Wound irrigation devices are available wherein the above-described refilling problems are addressed. Such devices provide a syringe that is linked to an IV bag via a tube, usually 6' long. A valve fitted to the syringe allows irrigant from the IV bag to be drawn into the syringe upon extension of the plunger and expelled upon compression of the plunger. A spring is usually employed to assist in extending the plunger and a splashshield may be fitted to the syringe.
A number of shortcomings nonetheless become apparent upon using such devices, all a direct result of the saline solution being supplied from an IV bag. Because both the syringe as well as the 6' of tubing extending to the IV bag are initially empty, the system must first be primed with irrigant solution which requires the repeated extension and retractions of the plunger before a wound can be irrigated. Another disadvantage of this method of wound irrigation results from the length of flexible tubing suspended between the syringe and the IV bag containing the irrigant solution . It will be appreciated that the length of flexible tubing, extending from the IV bag to the syringe limits the user's range of motion during wound irrigation and is awkwardly present in the injured area. When the IV bag is located in close proximity to the irrigation site, the excess length of tubing becomes a potential distraction to the irrigator.

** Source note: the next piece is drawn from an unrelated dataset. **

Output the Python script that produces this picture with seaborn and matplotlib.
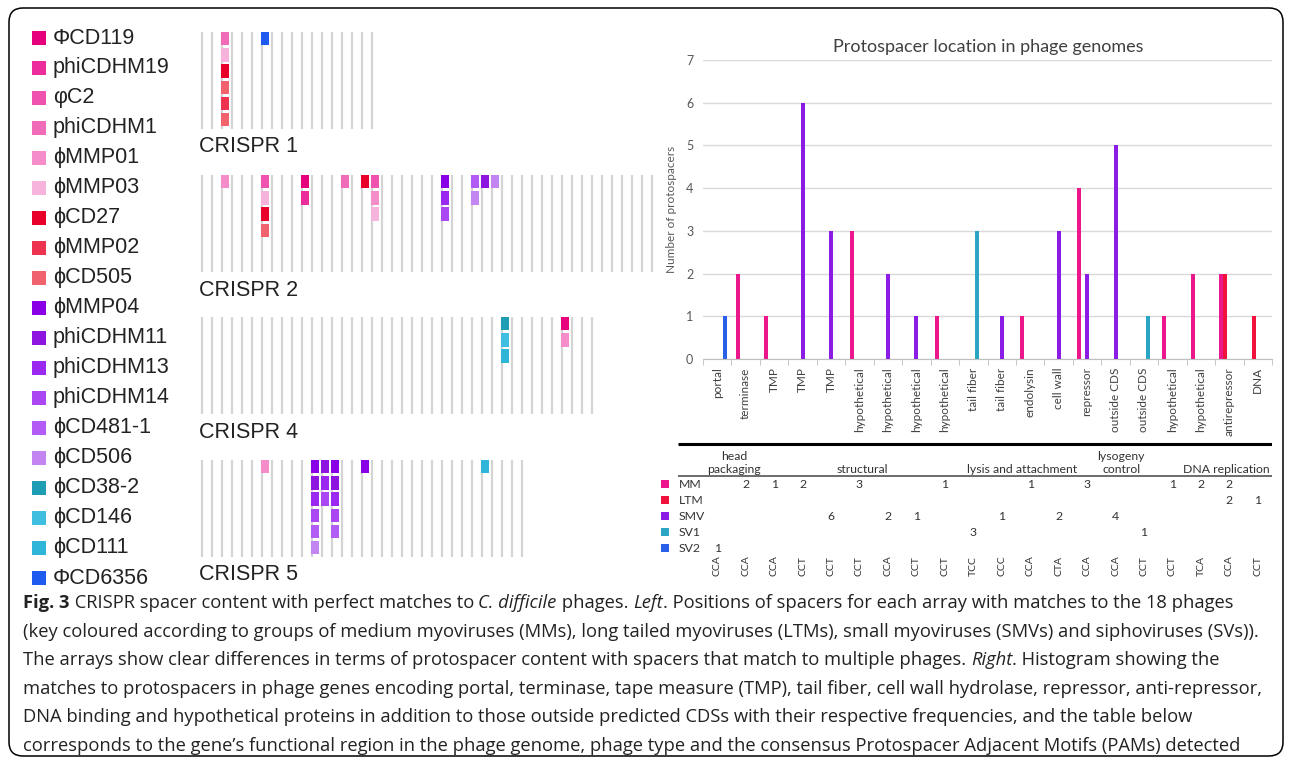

As the irrigator moves relative to patient and as the syringe is repositioned about the wound site, attention must be given to any excess length of tubing to ensure that it remains clear of the treatment area. Furthermore, the length of tubing through which the irrigant must be drawn each time the syringe is filled also poses a substantial resistance to flow which not only requires a substantial effort to be expended but significantly retards the rate of flow and thereby slows down the whole process. Increasing the force provided by an assist spring is of limited value as such force must then be overcome when the plunger is compressed. Finally, because an IV bag cannot re resealed once accessed, its entire contents must be used or discarded. The need for only a few hundred cc's of irrigant would therefore result in a substantial amount of waste. Saline solution supplied in IV bags is also more expensive than when supplied in bottles.
Thus, there exists a need for a wound irrigation device that enables substantial volumes of irrigant solution to be directed at a wound as quickly as possible with minimal effort, inconvenience, and expense.